Financial Panic Signifies A New Chaotic World

Now is the time to discuss nation-building on the foundation of human dignity.

In this column last year (15 January 2008) I wrote that America’s subprime loans (housing loans for individuals with unreliable credit) would cause huge disaster and panic. I thought that I might have been over-exaggerating, but, sadly enough, with the severe worldwide slump triggered by the bankruptcy of Lehman Brothers last September, my predictions were correct.

And, with the uneasy atmosphere growing, the Mainichi Newspaper rushed the publication of its business book “The Economics of Surviving The Financial Crisis” (November 2008). In its preface, I wrote, “I’m sure many people are thinking, ‘Serves you right, America! I told you, don’t push it too far!’”

Investment banks going bankrupt, the U.S. government being forced to put public money into commercial banks and insurance companies-these were the results of the American style of financial capitalism. Through subprime loans and securitization, America had been earning a profit from lending to unreliable people. And yet this financial crisis did not stay confined to its shores. At almost the same time, it spread to the rest of the world. And so we made our business journal’s (Weekly Economist) 2009 New Year title, “Breaking Into Panic.”

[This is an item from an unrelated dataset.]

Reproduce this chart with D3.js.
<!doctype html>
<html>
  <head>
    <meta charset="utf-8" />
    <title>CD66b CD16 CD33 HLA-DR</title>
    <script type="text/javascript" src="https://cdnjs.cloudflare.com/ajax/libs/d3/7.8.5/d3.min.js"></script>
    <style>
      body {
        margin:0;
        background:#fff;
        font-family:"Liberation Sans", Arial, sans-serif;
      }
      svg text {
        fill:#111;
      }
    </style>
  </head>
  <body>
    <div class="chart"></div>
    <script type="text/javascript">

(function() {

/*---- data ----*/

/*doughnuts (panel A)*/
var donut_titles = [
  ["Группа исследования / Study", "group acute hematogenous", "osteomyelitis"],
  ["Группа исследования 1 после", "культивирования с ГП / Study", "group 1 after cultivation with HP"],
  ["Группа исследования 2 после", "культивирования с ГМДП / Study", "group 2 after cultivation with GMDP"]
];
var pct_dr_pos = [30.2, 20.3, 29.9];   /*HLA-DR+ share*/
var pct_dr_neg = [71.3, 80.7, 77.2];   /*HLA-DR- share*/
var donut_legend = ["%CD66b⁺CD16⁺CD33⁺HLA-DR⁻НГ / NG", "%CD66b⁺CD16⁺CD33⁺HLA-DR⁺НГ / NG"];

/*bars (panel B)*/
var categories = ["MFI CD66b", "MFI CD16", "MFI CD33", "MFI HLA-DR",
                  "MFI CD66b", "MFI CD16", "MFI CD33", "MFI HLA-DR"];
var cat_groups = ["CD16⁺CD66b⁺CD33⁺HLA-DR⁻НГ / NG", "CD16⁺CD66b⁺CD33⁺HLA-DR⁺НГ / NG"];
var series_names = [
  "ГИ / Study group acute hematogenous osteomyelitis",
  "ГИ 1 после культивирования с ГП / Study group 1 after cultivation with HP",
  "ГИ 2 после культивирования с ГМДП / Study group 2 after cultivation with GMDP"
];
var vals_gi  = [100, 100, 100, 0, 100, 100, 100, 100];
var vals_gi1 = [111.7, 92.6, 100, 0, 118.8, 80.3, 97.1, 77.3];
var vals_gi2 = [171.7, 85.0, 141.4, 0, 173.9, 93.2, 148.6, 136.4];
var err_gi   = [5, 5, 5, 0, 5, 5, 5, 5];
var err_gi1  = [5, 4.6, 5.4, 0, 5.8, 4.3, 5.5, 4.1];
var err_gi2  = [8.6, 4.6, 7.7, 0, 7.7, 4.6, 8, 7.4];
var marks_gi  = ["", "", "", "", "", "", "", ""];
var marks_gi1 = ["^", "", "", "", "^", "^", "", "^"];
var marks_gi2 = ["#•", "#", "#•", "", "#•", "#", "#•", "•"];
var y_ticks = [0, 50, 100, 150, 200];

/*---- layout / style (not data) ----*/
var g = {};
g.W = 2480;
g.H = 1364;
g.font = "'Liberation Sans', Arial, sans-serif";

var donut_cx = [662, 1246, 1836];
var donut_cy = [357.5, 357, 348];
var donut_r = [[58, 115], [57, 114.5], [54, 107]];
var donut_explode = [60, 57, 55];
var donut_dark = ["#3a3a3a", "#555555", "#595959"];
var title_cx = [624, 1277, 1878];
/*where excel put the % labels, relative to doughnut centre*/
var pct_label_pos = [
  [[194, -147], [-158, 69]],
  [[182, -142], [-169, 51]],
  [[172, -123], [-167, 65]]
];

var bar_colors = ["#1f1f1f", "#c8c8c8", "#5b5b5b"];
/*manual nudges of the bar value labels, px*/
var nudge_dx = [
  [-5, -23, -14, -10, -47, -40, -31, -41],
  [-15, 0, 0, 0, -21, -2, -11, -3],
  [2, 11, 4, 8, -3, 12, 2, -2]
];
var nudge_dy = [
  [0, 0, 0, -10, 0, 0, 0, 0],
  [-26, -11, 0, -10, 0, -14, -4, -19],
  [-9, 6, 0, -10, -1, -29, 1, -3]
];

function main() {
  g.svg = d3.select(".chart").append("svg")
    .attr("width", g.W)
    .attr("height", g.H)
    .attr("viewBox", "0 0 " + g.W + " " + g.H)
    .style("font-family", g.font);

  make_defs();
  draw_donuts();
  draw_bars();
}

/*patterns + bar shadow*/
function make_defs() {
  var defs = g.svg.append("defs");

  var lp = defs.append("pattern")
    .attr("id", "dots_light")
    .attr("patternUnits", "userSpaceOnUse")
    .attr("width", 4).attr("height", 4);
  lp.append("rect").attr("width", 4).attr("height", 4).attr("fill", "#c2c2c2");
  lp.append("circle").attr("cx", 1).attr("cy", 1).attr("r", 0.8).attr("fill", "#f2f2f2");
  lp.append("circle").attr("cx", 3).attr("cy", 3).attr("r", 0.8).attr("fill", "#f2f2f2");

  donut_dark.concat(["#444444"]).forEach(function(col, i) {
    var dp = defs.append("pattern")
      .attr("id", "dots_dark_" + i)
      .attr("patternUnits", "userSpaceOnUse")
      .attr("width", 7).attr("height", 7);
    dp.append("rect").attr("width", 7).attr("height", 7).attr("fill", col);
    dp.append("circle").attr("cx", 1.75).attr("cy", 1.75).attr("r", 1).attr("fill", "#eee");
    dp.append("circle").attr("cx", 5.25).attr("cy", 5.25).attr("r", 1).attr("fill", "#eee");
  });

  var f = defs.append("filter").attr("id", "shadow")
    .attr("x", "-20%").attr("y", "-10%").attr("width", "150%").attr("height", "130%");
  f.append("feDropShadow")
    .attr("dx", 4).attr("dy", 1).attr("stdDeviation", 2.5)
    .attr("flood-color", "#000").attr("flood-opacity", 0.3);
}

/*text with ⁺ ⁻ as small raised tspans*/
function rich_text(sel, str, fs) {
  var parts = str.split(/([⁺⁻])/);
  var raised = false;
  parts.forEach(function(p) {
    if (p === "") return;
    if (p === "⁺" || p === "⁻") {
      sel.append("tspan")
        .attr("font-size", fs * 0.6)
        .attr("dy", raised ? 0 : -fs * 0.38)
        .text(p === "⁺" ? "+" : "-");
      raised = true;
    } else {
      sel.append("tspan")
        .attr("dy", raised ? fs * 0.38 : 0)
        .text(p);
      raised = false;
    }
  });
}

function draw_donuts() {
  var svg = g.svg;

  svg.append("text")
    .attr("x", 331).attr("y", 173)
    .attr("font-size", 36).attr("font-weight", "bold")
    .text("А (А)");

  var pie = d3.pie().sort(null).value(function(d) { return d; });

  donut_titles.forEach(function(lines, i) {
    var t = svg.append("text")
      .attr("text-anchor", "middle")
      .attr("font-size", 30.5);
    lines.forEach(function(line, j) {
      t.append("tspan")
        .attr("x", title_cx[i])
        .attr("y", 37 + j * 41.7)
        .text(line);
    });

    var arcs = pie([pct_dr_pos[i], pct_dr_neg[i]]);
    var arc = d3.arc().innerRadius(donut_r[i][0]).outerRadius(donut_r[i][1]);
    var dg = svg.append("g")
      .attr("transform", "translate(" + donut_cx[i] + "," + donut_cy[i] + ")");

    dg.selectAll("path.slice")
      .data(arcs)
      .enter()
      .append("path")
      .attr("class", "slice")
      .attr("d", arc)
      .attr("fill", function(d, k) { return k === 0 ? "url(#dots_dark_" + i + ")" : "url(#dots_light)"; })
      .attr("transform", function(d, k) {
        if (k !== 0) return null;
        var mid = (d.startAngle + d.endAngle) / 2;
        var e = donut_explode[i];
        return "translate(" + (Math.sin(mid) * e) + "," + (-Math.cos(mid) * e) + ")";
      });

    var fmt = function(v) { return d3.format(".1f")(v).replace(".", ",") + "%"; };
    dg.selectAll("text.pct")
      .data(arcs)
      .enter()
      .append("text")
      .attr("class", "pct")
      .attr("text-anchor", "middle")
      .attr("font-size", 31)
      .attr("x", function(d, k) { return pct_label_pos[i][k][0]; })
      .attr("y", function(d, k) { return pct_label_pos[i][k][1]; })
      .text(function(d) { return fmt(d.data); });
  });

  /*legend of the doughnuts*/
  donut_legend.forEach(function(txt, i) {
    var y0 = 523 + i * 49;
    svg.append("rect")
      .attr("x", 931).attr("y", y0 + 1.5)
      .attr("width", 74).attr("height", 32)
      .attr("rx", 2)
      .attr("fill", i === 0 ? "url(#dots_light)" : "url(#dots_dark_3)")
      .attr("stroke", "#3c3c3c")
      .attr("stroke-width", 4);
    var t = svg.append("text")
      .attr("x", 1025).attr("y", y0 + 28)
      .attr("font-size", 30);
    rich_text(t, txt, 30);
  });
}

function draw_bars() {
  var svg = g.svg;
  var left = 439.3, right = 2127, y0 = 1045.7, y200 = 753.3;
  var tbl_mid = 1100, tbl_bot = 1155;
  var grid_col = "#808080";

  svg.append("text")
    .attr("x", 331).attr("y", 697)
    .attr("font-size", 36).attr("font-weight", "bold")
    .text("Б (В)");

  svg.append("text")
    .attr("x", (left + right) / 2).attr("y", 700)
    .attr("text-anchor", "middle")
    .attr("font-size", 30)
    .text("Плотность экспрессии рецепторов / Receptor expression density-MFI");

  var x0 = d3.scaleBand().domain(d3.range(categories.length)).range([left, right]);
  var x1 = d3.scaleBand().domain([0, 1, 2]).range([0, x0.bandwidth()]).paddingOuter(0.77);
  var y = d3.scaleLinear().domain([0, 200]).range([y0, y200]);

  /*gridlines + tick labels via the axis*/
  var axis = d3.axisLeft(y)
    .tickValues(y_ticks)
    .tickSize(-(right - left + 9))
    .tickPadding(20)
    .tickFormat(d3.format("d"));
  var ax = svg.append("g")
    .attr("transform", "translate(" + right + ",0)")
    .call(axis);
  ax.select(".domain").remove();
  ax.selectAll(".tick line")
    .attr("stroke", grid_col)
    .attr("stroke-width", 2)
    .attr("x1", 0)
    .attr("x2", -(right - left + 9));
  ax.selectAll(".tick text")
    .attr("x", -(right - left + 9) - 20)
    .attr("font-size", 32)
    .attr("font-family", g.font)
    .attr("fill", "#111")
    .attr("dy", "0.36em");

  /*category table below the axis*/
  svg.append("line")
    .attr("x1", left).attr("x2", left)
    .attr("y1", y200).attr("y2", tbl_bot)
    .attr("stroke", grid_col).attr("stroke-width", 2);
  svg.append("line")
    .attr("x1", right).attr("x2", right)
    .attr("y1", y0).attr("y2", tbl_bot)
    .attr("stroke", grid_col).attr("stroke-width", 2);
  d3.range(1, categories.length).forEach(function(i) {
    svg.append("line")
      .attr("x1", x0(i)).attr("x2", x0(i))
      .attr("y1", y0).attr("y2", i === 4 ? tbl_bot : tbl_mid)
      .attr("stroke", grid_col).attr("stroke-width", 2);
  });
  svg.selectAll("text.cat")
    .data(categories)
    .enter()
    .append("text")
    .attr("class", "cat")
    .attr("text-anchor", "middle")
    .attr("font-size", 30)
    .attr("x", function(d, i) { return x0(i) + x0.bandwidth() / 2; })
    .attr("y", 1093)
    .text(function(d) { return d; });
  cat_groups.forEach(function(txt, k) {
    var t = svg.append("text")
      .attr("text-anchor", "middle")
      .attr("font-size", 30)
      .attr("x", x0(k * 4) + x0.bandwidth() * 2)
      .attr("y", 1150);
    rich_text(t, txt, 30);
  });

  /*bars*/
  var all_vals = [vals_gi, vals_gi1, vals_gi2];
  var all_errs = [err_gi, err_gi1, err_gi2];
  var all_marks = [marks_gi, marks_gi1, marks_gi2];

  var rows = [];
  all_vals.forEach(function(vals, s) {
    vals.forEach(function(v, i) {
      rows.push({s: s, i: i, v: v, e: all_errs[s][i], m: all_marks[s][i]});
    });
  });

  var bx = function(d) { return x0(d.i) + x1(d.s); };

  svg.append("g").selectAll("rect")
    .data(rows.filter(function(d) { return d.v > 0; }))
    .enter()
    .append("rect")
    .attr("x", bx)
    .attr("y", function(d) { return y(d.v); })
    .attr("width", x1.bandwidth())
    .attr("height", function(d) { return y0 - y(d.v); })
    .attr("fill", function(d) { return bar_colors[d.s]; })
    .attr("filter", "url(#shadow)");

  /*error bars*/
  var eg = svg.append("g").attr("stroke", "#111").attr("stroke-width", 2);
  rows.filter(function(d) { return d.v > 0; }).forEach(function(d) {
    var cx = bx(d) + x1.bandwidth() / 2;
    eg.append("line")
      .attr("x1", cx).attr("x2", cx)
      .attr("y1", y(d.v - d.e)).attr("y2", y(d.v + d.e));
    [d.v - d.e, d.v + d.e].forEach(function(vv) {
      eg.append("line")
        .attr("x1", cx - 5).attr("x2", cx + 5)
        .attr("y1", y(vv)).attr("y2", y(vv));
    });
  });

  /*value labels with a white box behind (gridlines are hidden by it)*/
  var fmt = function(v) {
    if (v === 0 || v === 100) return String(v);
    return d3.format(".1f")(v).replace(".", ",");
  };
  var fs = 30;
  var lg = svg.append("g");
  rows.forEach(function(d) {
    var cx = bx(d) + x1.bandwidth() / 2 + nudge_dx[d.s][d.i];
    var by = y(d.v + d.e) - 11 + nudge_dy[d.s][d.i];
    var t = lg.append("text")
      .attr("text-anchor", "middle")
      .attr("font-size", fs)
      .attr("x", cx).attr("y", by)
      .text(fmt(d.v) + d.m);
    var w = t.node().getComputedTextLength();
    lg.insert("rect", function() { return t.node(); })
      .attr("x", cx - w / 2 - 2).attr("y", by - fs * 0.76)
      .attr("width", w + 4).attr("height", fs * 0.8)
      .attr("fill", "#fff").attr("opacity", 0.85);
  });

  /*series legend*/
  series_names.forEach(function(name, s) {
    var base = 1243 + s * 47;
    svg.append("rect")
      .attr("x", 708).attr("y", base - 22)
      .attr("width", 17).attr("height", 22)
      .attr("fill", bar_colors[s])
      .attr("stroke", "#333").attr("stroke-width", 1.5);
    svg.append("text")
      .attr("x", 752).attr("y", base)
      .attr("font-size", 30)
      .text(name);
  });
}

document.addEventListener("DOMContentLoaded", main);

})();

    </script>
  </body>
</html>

Though some people have said, “Serves you right, America!” Japan, too, has been hit hard. The speed in which the recession spread even surprised business people who had experienced the previous boom and bust cycles. “A severe decline in business,” declared a top executive of a chemical company. Another top executive from a major maritime transportation company said, “Both production and consumption are shrinking. It’s an abnormal decline.” The severe downturn in the automobile industry has spread to intermediate steel and chemical suppliers as well. The recession seems to be spreading to all industries, and will certainly become more severe this year.

A country that has long left behind its manufacturing history and immersed itself into the money game, America has become the epicenter of panic. A severe recession and a deeply shaken faith in the dollar is the reality we face. In other words, you can say that it is a time for an unsteady world to grope for a new framework. Just like after World War I, when world hegemony passed from Great Britain to America.

Well then, who will be in charge of the new order, Europe or China? Or is it the dollar? Russia and India cannot be ignored, either. There continues to be confusion in the world.

How about Japan? From the false peaks of the bubble economy, the collapse due to the Heisei recession, the Koizumi reforms, and now to the midst of the present day crisis, Japan is petrified at a crossroads. The America that it had followed for so long has disappeared, and now Japan is forced to choose its own path.

From an economic perspective, even though America has blundered, should Japan imitate its style of financial capitalism, or should it aim for a manufacturing capitalism, with the manufacturing industry as a foundation for nation-building? It is true that the necessity of finance is not going to disappear, but an economic system that values life and purpose, rather than just making money, is also a choice. Under these values, growth in fields like health care and environment will be encouraged.

Whether to accept a society of “equality of opportunity, but unequal results” is another question. Here, the class disparity would be very likely to increase even more. The other alternative would be a society of “equal results,” which would once again strengthen the old socialist mentality of “all Japanese are middle class” and “everyone join hands.”

From a political perspective, the choice is either a “big government” that is involved in many matters or a “small government” that does only the essential, bare minimum.

President Obama’s inaugural speech had this passage:

“The question we ask today is not whether our government is too big or too small, but whether it works — whether it helps families find jobs at a decent wage, care they can afford, a retirement that is dignified.”

That’s right, no matter what path we choose, we should strive to build a country where people can live in dignity. It should never be run by the money game. In a kind of financial crisis that occurs once in a hundred years, just hoping that it will somehow all work out will not be enough. It is vital to talk not about an immediate fix, but about what long-term path we should take. If we do not, Japan may well get buried in this chaos.

I cannot help, but think that we are having the lower house general election this year to address these issues.